The feelings of disappointment and pain which such language must awaken in many minds are caused not so much by the nature of the enterprise recommended as by the speaker's utter ignorance of the real cause of the misery which he deplores. That Lysias should express amazement at the action or inaction of Sparta is itself beyond measure amazing. The immobility of Spartan civilisation is taken as evidence of the permanence of their freedom by a man who, if he thought about it, must have confessed that freedom had never been known in Sparta, and that the absence of faction, so far as it was absent, was owing to the use of precisely the same system and the same means which had been employed at Athens by Antiphon.
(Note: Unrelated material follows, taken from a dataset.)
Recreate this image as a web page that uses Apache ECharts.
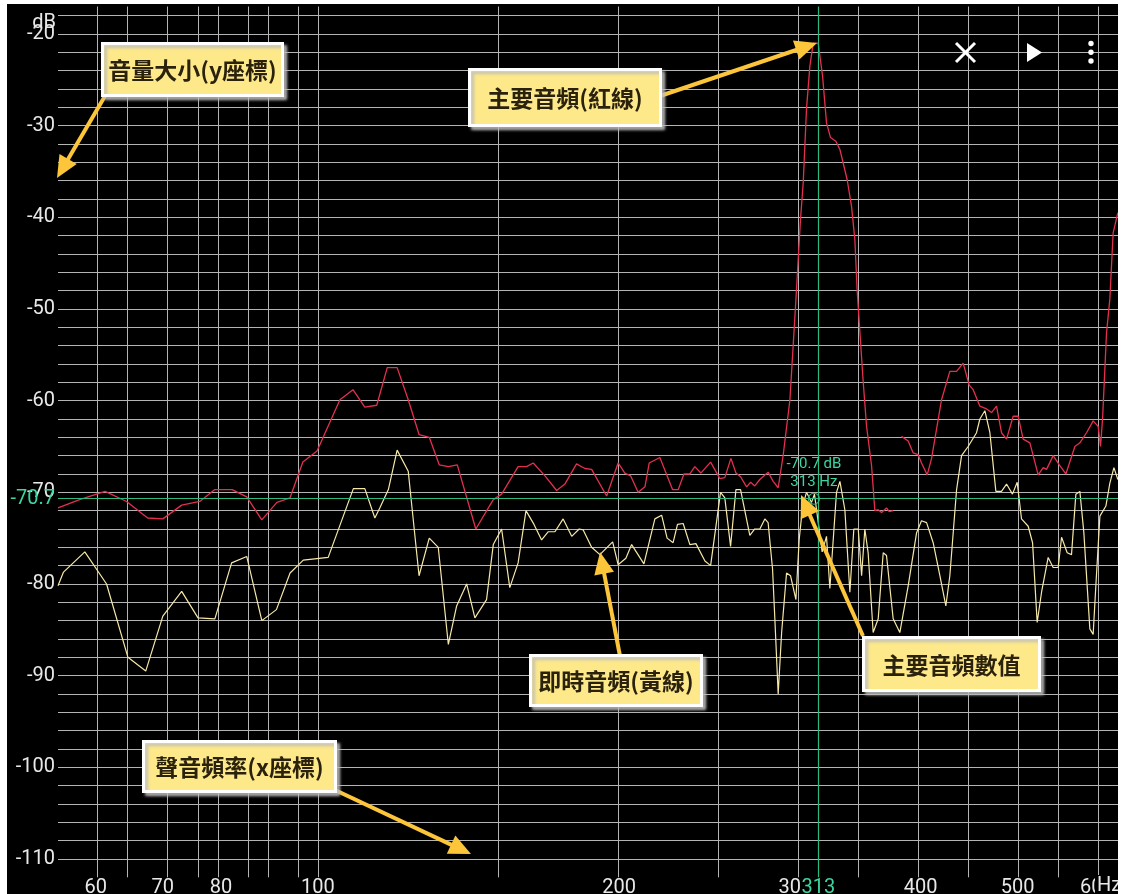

But it is most of all astonishing that he could fail to trace to Sparta and her confederacy all the evils which were eating as a cankerworm at the very heart of Hellenic society and insuring the domination of a foreign conqueror. To wonder that the Spartans should act as they had acted from the beginning is much like wondering that the panther retains its spots and the Ethiopian the blackness of his skin; and we might be tempted to set down a man who expressed such wonder as either very shortsighted or

not much in earnest. We may, if we please, say that the evils which Lysias discovered with such partial vision were already, and had long been, incurable; but we stand amazed at the fancy that the most hopeless discordance of political ideas, and the most radical divergence of principle, might be cured by a joint military expedition against a potentate whose weakness had been proved by the all but successful adventure of Cyrus, and the subsequent escape and exploits of the Ten Thousand.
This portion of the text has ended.